Finetunning completes, and GPU RAM maxes at 4280MiB (monitored with nvidia-smi).

But simply changing output_hidden_states to True, fails with CUDA out of memory:

  7%|????????                                                                                                               | 338/5070 [00:50<11:22,  6.93it/s]
***** Running Evaluation *****
  Num examples = 1896
  Batch size = 16
                                                                                                                                                              Traceback (most recent call last):????????????????????????????????????????????????????????????????????                         | 94/119 [00:15<00:08,  3.08it/s]
  File "/home/petasis/semeval-touche/Human-Value-Detection/petasis/clustering.py", line 93, in <module>
    trainer.train()
  File "/home/petasis/.local/lib/python3.10/site-packages/transformers/trainer.py", line 1527, in train
    return inner_training_loop(
  File "/home/petasis/.local/lib/python3.10/site-packages/transformers/trainer.py", line 1867, in _inner_training_loop
    self._maybe_log_save_evaluate(tr_loss, model, trial, epoch, ignore_keys_for_eval)
  File "/home/petasis/.local/lib/python3.10/site-packages/transformers/trainer.py", line 2115, in _maybe_log_save_evaluate
    metrics = self.evaluate(ignore_keys=ignore_keys_for_eval)
  File "/home/petasis/.local/lib/python3.10/site-packages/transformers/trainer.py", line 2811, in evaluate
    output = eval_loop(
  File "/home/petasis/.local/lib/python3.10/site-packages/transformers/trainer.py", line 3016, in evaluation_loop
    preds_host = logits if preds_host is None else nested_concat(preds_host, logits, padding_index=-100)
  File "/home/petasis/.local/lib/python3.10/site-packages/transformers/trainer_pt_utils.py", line 113, in nested_concat
    return type(tensors)(nested_concat(t, n, padding_index=padding_index) for t, n in zip(tensors, new_tensors))
  File "/home/petasis/.local/lib/python3.10/site-packages/transformers/trainer_pt_utils.py", line 113, in <genexpr>
    return type(tensors)(nested_concat(t, n, padding_index=padding_index) for t, n in zip(tensors, new_tensors))
  File "/home/petasis/.local/lib/python3.10/site-packages/transformers/trainer_pt_utils.py", line 113, in nested_concat
    return type(tensors)(nested_concat(t, n, padding_index=padding_index) for t, n in zip(tensors, new_tensors))
  File "/home/petasis/.local/lib/python3.10/site-packages/transformers/trainer_pt_utils.py", line 113, in <genexpr>
    return type(tensors)(nested_concat(t, n, padding_index=padding_index) for t, n in zip(tensors, new_tensors))
  File "/home/petasis/.local/lib/python3.10/site-packages/transformers/trainer_pt_utils.py", line 115, in nested_concat
    return torch_pad_and_concatenate(tensors, new_tensors, padding_index=padding_index)
  File "/home/petasis/.local/lib/python3.10/site-packages/transformers/trainer_pt_utils.py", line 74, in torch_pad_and_concatenate
    return torch.cat((tensor1, tensor2), dim=0)
torch.cuda.OutOfMemoryError: CUDA out of memory.

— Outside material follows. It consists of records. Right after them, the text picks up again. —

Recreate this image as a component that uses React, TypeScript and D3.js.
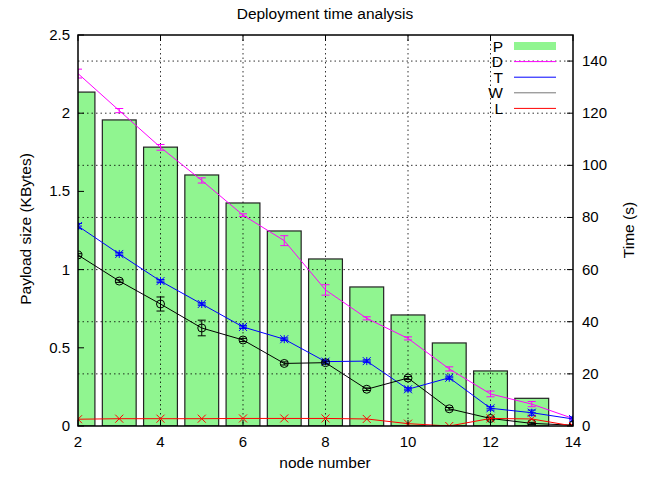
import React from "react";
import * as d3 from "d3";

const barNodes = [2, 3, 4, 5, 6, 7, 8, 9, 10, 11, 12, 13];
const payloadKB = [2.135, 1.957, 1.783, 1.605, 1.426, 1.247, 1.068, 0.889, 0.71, 0.531, 0.352, 0.177];

const nodes = [2, 3, 4, 5, 6, 7, 8, 9, 10, 11, 12, 13, 14];
const timeD = [135.2, 121.0, 106.9, 94.2, 80.9, 71.1, 52.2, 41.3, 33.6, 21.9, 12.3, 8.4, 2.9];
const errD = [1.7, 0.8, 1.1, 1.0, 0.5, 1.9, 2.0, 0.6, 0.6, 0.8, 1.1, 1.0, 0.3];
const timeT = [76.7, 66.0, 55.6, 46.8, 38.0, 33.3, 24.7, 24.9, 14.1, 18.5, 6.8, 5.1, 2.7];
const errT = [1.0, 0.6, 0.6, 0.5, 0.6, 0.5, 0.6, 0.5, 0.6, 0.6, 0.7, 1.0, 0.8];
const timeW = [65.6, 55.6, 46.8, 37.6, 33.0, 24.0, 24.3, 14.1, 18.4, 6.6, 2.9, 1.0, 0.3];
const errW = [0.5, 0.5, 2.7, 3.0, 0.6, 0.6, 0.6, 0.5, 0.6, 0.5, 0.5, 0.4, 0.3];
const timeL = [2.6, 2.8, 2.8, 2.8, 2.9, 2.9, 2.9, 2.7, 0.9, 0.0, 2.9, 2.7, 0.0];

const xTicks = [2, 4, 6, 8, 10, 12, 14];
const yLeftTicks = [0, 0.5, 1, 1.5, 2, 2.5];
const yLeftLabels = ["0", "0.5", "1", "1.5", "2", "2.5"];
const yRightTicks = [0, 20, 40, 60, 80, 100, 120, 140];

const legendLabels = ["P", "D", "T", "W", "L"];

const W = 661, H = 478;
const L = 78, R = 573, T = 35, B = 426;
const FONT = "'Liberation Sans', Arial, Helvetica, sans-serif";
const GREEN = "#90f590";

export default function App() {
  const x = d3.scaleLinear().domain([2, 14]).range([L, R]);
  const yL = d3.scaleLinear().domain([0, 2.5]).range([B, T]);
  const yR = d3.scaleLinear().domain([0, 150]).range([B, T]);
  const barW = (x(3) - x(2)) * 0.82;
  const line = d3.line<number>().x((_, i) => x(nodes[i])).y((d) => yR(d));

  const series = [
    { vals: timeD, errs: errD, color: "#ff00ff", marker: "none" },
    { vals: timeT, errs: errT, color: "#0000ff", marker: "star" },
    { vals: timeW, errs: errW, color: "#000000", marker: "circle" },
    { vals: timeL, errs: null as number[] | null, color: "#ff0000", marker: "cross" },
  ];

  const marker = (type: string, cx: number, cy: number, color: string, key: string) => {
    const s = 4;
    if (type === "star")
      return (
        <g key={key} stroke={color} strokeWidth={1}>
          <line x1={cx - s} x2={cx + s} y1={cy} y2={cy} />
          <line x1={cx} x2={cx} y1={cy - s} y2={cy + s} />
          <line x1={cx - s} x2={cx + s} y1={cy - s} y2={cy + s} />
          <line x1={cx - s} x2={cx + s} y1={cy + s} y2={cy - s} />
        </g>
      );
    if (type === "circle")
      return <circle key={key} cx={cx} cy={cy} r={4} fill="none" stroke={color} strokeWidth={1} />;
    if (type === "cross")
      return (
        <g key={key} stroke={color} strokeWidth={1}>
          <line x1={cx - s} x2={cx + s} y1={cy - s} y2={cy + s} />
          <line x1={cx - s} x2={cx + s} y1={cy + s} y2={cy - s} />
        </g>
      );
    return null;
  };

  return (
    <svg width={W} height={H} style={{ position: "absolute", left: 0, top: 0 }} fontFamily={FONT}>
      <rect width={W} height={H} fill="#fff" />
      <defs>
        <clipPath id="plot">
          <rect x={L} y={T} width={R - L} height={B - T} />
        </clipPath>
      </defs>
      <g clipPath="url(#plot)">
        {barNodes.map((n, i) => (
          <rect
            key={n}
            x={x(n) - barW / 2}
            y={yL(payloadKB[i])}
            width={barW}
            height={B - yL(payloadKB[i])}
            fill={GREEN}
            stroke="#222"
            strokeWidth={1.2}
          />
        ))}
      </g>
      {/* grid */}
      <g stroke="#000" strokeWidth={1} strokeDasharray="1.5,3" opacity={0.8}>
        {xTicks.slice(1, -1).map((t) => (
          <line key={t} x1={x(t)} x2={x(t)} y1={T} y2={B} />
        ))}
        {yRightTicks.slice(1).map((t) => (
          <line key={t} x1={L} x2={R} y1={yR(t)} y2={yR(t)} />
        ))}
      </g>
      {/* series */}
      <g clipPath="url(#plot)">
        {series.map((s, si) => (
          <g key={si}>
            <path d={line(s.vals) || ""} fill="none" stroke={s.color} strokeWidth={1} />
            {s.errs &&
              s.vals.map((v, i) => {
                const cx = x(nodes[i]);
                const e = s.errs![i];
                return (
                  <g key={i} stroke={s.color} strokeWidth={1}>
                    <line x1={cx} x2={cx} y1={yR(v - e)} y2={yR(v + e)} />
                    <line x1={cx - 4} x2={cx + 4} y1={yR(v - e)} y2={yR(v - e)} />
                    <line x1={cx - 4} x2={cx + 4} y1={yR(v + e)} y2={yR(v + e)} />
                  </g>
                );
              })}
            {s.vals.map((v, i) => marker(s.marker, x(nodes[i]), yR(v), s.color, "m" + i))}
          </g>
        ))}
      </g>
      {/* frame */}
      <rect x={L} y={T} width={R - L} height={B - T} fill="none" stroke="#000" strokeWidth={1.5} />
      {/* ticks */}
      <g stroke="#000" strokeWidth={1}>
        {xTicks.map((t) => (
          <g key={t}>
            <line x1={x(t)} x2={x(t)} y1={B} y2={B - 6} />
            <line x1={x(t)} x2={x(t)} y1={T} y2={T + 6} />
          </g>
        ))}
        {yLeftTicks.map((t) => (
          <line key={t} x1={L} x2={L + 6} y1={yL(t)} y2={yL(t)} />
        ))}
        {yRightTicks.map((t) => (
          <line key={t} x1={R} x2={R - 6} y1={yR(t)} y2={yR(t)} />
        ))}
      </g>
      {/* tick labels */}
      <g fontSize={15} fill="#000">
        {xTicks.map((t) => (
          <text key={t} x={x(t)} y={447} textAnchor="middle">{t}</text>
        ))}
        {yLeftTicks.map((t, i) => (
          <text key={t} x={70} y={yL(t) + 5} textAnchor="end">{yLeftLabels[i]}</text>
        ))}
        {yRightTicks.map((t) => (
          <text key={t} x={582} y={yR(t) + 5} textAnchor="start">{t}</text>
        ))}
      </g>
      {/* titles */}
      <text x={325} y={19} textAnchor="middle" fontSize={15.5}>Deployment time analysis</text>
      <text x={325} y={468} textAnchor="middle" fontSize={15.5}>node number</text>
      <text transform={`translate(31,${229}) rotate(-90)`} textAnchor="middle" fontSize={15.5}>Payload size (KBytes)</text>
      <text transform={`translate(634,${230}) rotate(-90)`} textAnchor="middle" fontSize={15.5}>Time (s)</text>
      {/* legend */}
      <g fontSize={15.5}>
        {legendLabels.map((lab, i) => {
          const cy = 46 + i * 15.6;
          return (
            <g key={lab}>
              <text x={503} y={cy + 5.5} textAnchor="end">{lab}</text>
              {i === 0 ? (
                <rect x={514} y={cy - 4} width={42} height={8} fill={GREEN} />
              ) : (
                <line
                  x1={514}
                  x2={556}
                  y1={cy}
                  y2={cy}
                  stroke={i === 3 ? "#777" : series[i - 1].color}
                  strokeWidth={1}
                />
              )}
            </g>
          );
        })}
      </g>
    </svg>
  );
}
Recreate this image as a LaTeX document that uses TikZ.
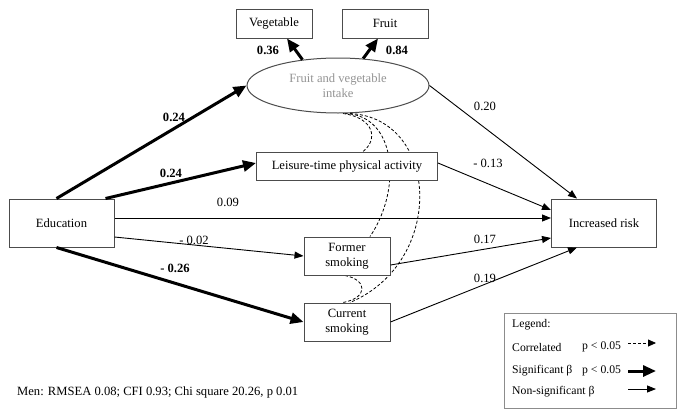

Tried to allocate 802.00 MiB (GPU 0; 23.64 GiB total capacity; 21.24 GiB already allocated; 526.25 MiB free; 22.22 GiB reserved in total by PyTorch) If reserved memory is >> allocated memory try setting max_split_size_mb to avoid fragmentation.  See documentation for Memory Management and PYTORCH_CUDA_ALLOC_CONF
  7%|????????                                                                                                               | 338/5070 [01:06<15:34,  5.06it/s]

My card has 24GB of VRAM. It feels like memory is leaked somewhere, but I haven’t modified anything, and I am using library classes.
How can I fix this?

George